If only all lawmakers would follow Naples Sen. Garrett Richter. He says his first priority is: “Do no harm.”

But surely, some of Richter's colleagues and supporters may be wondering why he is the lead lawmaker on three bills that are part of a package that, if approved, could expand gambling in Florida — including the opening of mega-casino resorts, one each in Miami-Dade and Broward counties.

One reason Richter is shepherding this is the fact that he is chairman of the Senate Gaming Committee. And as such that puts him in the center of the ring to try to craft and steer legislation that would bring Florida's patchwork gambling laws into a comprehensive set of rules.

And that process has led Richter's committee to where it will be Thursday, March 3, when it begins consideration of Senate Bills 7050, 7052 and 7054:
• SB 7050: It would create a new section of the constitution requiring that any expansion of gambling be authorized by a constitutional amendment or by a legislative act, either of which would require voter approval.
• SB 7052: This is the monster bill, more than 400 pages, creating a new Department of Gaming Control and a Gaming Control Board that would provide oversight for all gambling in the state.
One of the most crucial pieces of this bill is, to allow casinos in South Florida, the governor would be required to renegotiate the state's “compact” with the Seminole Indian tribe. That compact gives the Seminoles a nice monopoly on casino gambling in Florida, to the point its Hard Rock casino in Tampa is one of the most profitable casinos in North America.
• SB 7054: It would exempt the Gaming Department from public records laws in the licensing and application process of gaming companies.
For the past three decades, permitting full-scale gambling in Florida has been as controversial as legalizing marijuana is today. In the mid-1980s, business interests squelched a popular and aggressive effort to bring back casino gambling.

Yes, “bring back.” Florida since the late 1890s had been a thriving destination of legal and illegal gambling — in the lavish hotels of Henry Flagler and Henry Plant, and later in the Roaring '20s in South Florida and Sarasota.

In 1959, then Gov. Leroy Collins argued against gambling in a three-page article in Parade magazine, calling it “poison.” “It kills more business than it generates,” he wrote. “It encourages public corruption and ... Worst of all, it saps moral strength and character.”

Those same warnings continue today. The Florida Chamber of Commerce, beacon of free enterprise, has been one of the most vocal opponents of expanding casinos.

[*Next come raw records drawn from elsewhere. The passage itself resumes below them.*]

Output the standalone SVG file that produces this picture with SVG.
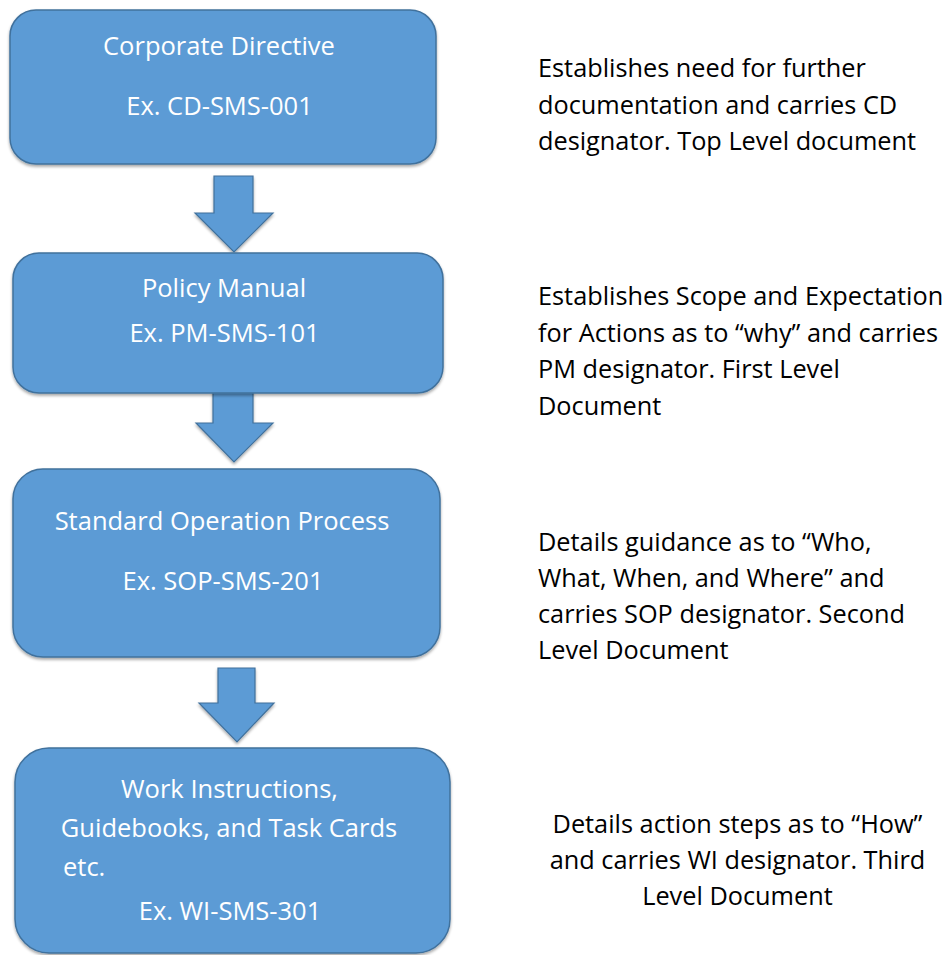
<svg xmlns="http://www.w3.org/2000/svg" width="949" height="955" viewBox="0 0 949 955">
<defs>
<style>
.box{fill:#5B9BD5;stroke:#41719C;stroke-width:1.5}
.arrow{fill:#5B9BD5;stroke:#41719C;stroke-width:1.2;stroke-linejoin:miter}
.bt{font-family:"Open Sans","Noto Sans","Liberation Sans",sans-serif;font-size:25.5px;fill:#FFFFFF;text-anchor:middle}
.bl{font-family:"Open Sans","Noto Sans","Liberation Sans",sans-serif;font-size:25.5px;fill:#FFFFFF}
.rt{font-family:"Open Sans","Noto Sans","Liberation Sans",sans-serif;font-size:25.3px;fill:#000000}
.rc{font-family:"Open Sans","Noto Sans","Liberation Sans",sans-serif;font-size:25.3px;fill:#000000;text-anchor:middle}
</style>
<filter id="sh" x="-5%" y="-5%" width="110%" height="115%">
<feGaussianBlur in="SourceAlpha" stdDeviation="1.5"/>
<feOffset dx="0" dy="1.5" result="b"/>
<feComponentTransfer><feFuncA type="linear" slope="0.35"/></feComponentTransfer>
<feMerge><feMergeNode/><feMergeNode in="SourceGraphic"/></feMerge>
</filter>
</defs>
<rect width="949" height="955" fill="#FFFFFF"/>

<g id="connectors">
<path class="arrow" filter="url(#sh)" d="M214,176 L253,176 L253,213 L273,213 L234,252 L195,213 L214,213 Z"/>
<path class="arrow" filter="url(#sh)" d="M213,390 L253,390 L253,423 L273,423 L234,462 L196,423 L213,423 Z"/>
<path class="arrow" filter="url(#sh)" d="M218,668 L255,668 L255,703 L274,703 L237,742 L199,703 L218,703 Z"/>
</g>

<g id="node-cd">
<rect class="box" filter="url(#sh)" x="10" y="10" width="426" height="154" rx="26" ry="26"/>
<text class="bt" x="219" y="55">Corporate Directive</text>
<text class="bt" x="219.5" y="115">Ex. CD-SMS-001</text>
</g>

<g id="node-pm">
<rect class="box" filter="url(#sh)" x="13" y="253" width="430" height="140" rx="26" ry="26"/>
<text class="bt" x="224" y="297">Policy Manual</text>
<text class="bt" x="224.5" y="342">Ex. PM-SMS-101</text>
</g>

<g id="node-sop">
<rect class="box" filter="url(#sh)" x="13" y="469" width="427" height="188" rx="30" ry="30"/>
<text class="bt" x="222" y="530">Standard Operation Process</text>
<text class="bt" x="223" y="590">Ex. SOP-SMS-201</text>
</g>

<g id="node-wi">
<rect class="box" filter="url(#sh)" x="15" y="748" width="435" height="205" rx="34" ry="34"/>
<text class="bt" x="229.5" y="798">Work Instructions,</text>
<text class="bt" x="229" y="837">Guidebooks, and Task Cards</text>
<text class="bl" x="63" y="876">etc.</text>
<text class="bt" x="230" y="920">Ex. WI-SMS-301</text>
</g>

<g id="desc-cd">
<text class="rt" x="538" y="77">Establishes need for further</text>
<text class="rt" x="538" y="113.5">documentation and carries CD</text>
<text class="rt" x="538" y="150">designator. Top Level document</text>
</g>

<g id="desc-pm">
<text class="rt" x="538" y="305">Establishes Scope and Expectation</text>
<text class="rt" x="538" y="341.5">for Actions as to “why” and carries</text>
<text class="rt" x="538" y="378">PM designator. First Level</text>
<text class="rt" x="538" y="414.5">Document</text>
</g>

<g id="desc-sop">
<text class="rt" x="538" y="551">Details guidance as to “Who,</text>
<text class="rt" x="538" y="587">What, When, and Where” and</text>
<text class="rt" x="538" y="623">carries SOP designator. Second</text>
<text class="rt" x="538" y="659">Level Document</text>
</g>

<g id="desc-wi">
<text class="rc" x="737.5" y="833">Details action steps as to “How”</text>
<text class="rc" x="737.5" y="869">and carries WI designator. Third</text>
<text class="rc" x="737.5" y="905">Level Document</text>
</g>
</svg>
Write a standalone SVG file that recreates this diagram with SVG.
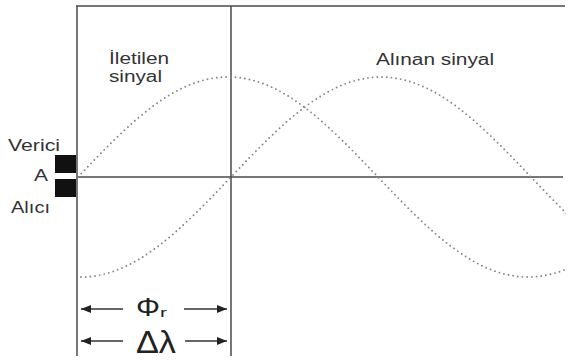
<svg xmlns="http://www.w3.org/2000/svg" width="570" height="360" viewBox="0 0 570 360">
  <style>
    .ln { stroke: #4a4a4a; stroke-width: 1.5; fill: none; }
    .dot { stroke: #858585; stroke-width: 1.9; fill: none; stroke-dasharray: 0 4.7; stroke-linecap: round; }
    .t { font-family: "Liberation Sans", Arial, sans-serif; font-size: 16px; fill: #333; }
    .m { font-family: "Liberation Sans", Arial, sans-serif; fill: #222; }
    .arr { stroke: #333; stroke-width: 1.3; fill: none; marker-end: url(#ah); }
  </style>
  <defs>
    <marker id="ah" viewBox="0 0 10 8" refX="10" refY="4" markerWidth="10" markerHeight="8" markerUnits="userSpaceOnUse" orient="auto">
      <path d="M0,0 L10,4 L0,8 Z" fill="#222"/>
    </marker>
    <clipPath id="clip">
      <rect x="76" y="0" width="490" height="360"/>
    </clipPath>
  </defs>
  <rect width="570" height="360" fill="#fff"/>

  <g id="frame">
    <line class="ln" x1="76" y1="6" x2="565" y2="6"/>
    <line class="ln" x1="77" y1="6" x2="77" y2="356"/>
    <line class="ln" x1="231" y1="6" x2="231" y2="356"/>
    <line class="ln" x1="77" y1="177" x2="563" y2="177"/>
  </g>

  <g id="signals" clip-path="url(#clip)">
    <path id="iletilen-curve" class="dot" d="M78,177 c50.1,-52.5 95.8,-100 150,-100 c54.2,0 99.9,47.5 150,100 c50.1,52.5 95.8,100 150,100 c54.2,0 99.9,-47.5 150,-100"/>
    <path id="alinan-curve" class="dot" d="M81,277 c54.2,0 99.9,-47.5 150,-100 c50.1,-52.5 95.8,-100 150,-100 c54.2,0 99.9,47.5 150,100 c50.1,52.5 95.8,100 150,100"/>
  </g>

  <g id="antenna">
    <rect x="55" y="155" width="21" height="18" fill="#111"/>
    <rect x="55" y="179" width="21" height="18" fill="#111"/>
  </g>

  <g id="labels">
    <text class="t" x="8" y="151" textLength="52" lengthAdjust="spacingAndGlyphs">Verici</text>
    <text class="t" x="34" y="181" textLength="14" lengthAdjust="spacingAndGlyphs">A</text>
    <text class="t" x="11" y="213" textLength="39" lengthAdjust="spacingAndGlyphs">Alıcı</text>
    <text class="t" x="109" y="64" textLength="60" lengthAdjust="spacingAndGlyphs">İletilen</text>
    <text class="t" x="109" y="82" textLength="53" lengthAdjust="spacingAndGlyphs">sinyal</text>
    <text class="t" x="376" y="65" textLength="118" lengthAdjust="spacingAndGlyphs">Alınan sinyal</text>
  </g>

  <g id="connectors">
    <line class="arr" x1="123" y1="309" x2="81" y2="309"/>
    <line class="arr" x1="184" y1="309" x2="227" y2="309"/>
    <line class="arr" x1="123" y1="341" x2="81" y2="341"/>
    <line class="arr" x1="185" y1="341" x2="227" y2="341"/>
  </g>

  <g id="measures">
    <text class="m" x="136" y="316" font-size="25" textLength="24" lengthAdjust="spacingAndGlyphs">Φ</text>
    <text class="m" x="160" y="317" font-size="13" textLength="7" lengthAdjust="spacingAndGlyphs">r</text>
    <text class="m" x="136" y="353" font-size="31" textLength="40" lengthAdjust="spacingAndGlyphs">Δλ</text>
  </g>
</svg>
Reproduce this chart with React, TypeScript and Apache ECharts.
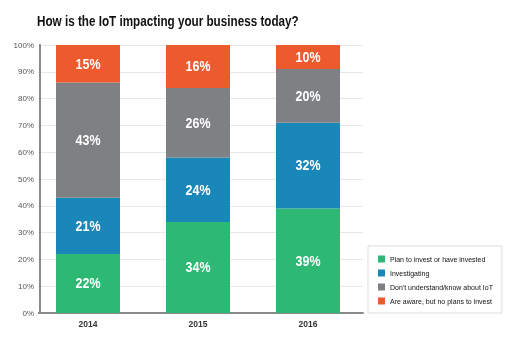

“Las Vegas-style casinos ... bring economic devolution — a decline in Florida's quality of life,” Greg Blose wrote for the chamber last December. “How, during a time of such positive growth in Florida, could we justify the expansion of an industry that has an established history of cannibalizing local businesses and offering little by way of sustainable job growth?”

To one extent, you can understand the chamber. One of its long-time supporters and members, Walt Disney World, is a staunch opponent of casinos, and for obvious reasons — competition, the loss of convention business. But there are many other businesses as well that oppose gambling primarily on grounds of morality and its negative social effects. They're right — it's bad.

To another extent, though, how is gambling any different than, say, selling tobacco or booze? The social effects and costs of those can be and are damaging as well. But we allow those businesses, and we give consumers the choice — they can drink or not drink, they can smoke or not smoke.

What's more, Florida is already rife with gambling. The State itself, for goodness sake, is one of the biggest pushers of gambling — with its $4.4 billion (annual revenues) lottery business. As one lawmaker told us, “We've had the lottery, parimutuels and Hard Rock for years, and we have 19 million people and are still growing. I haven't seen Florida collapse because of gambling.”

While some people, no doubt, will say Sen. Richter and his committee are violating his motto of “do no harm” with the gambling bills, they are doing their jobs. It's not the role of the state to decide what is moral. Every individual has a rational mind to make that choice. Floridians should have more choices to roll the dice.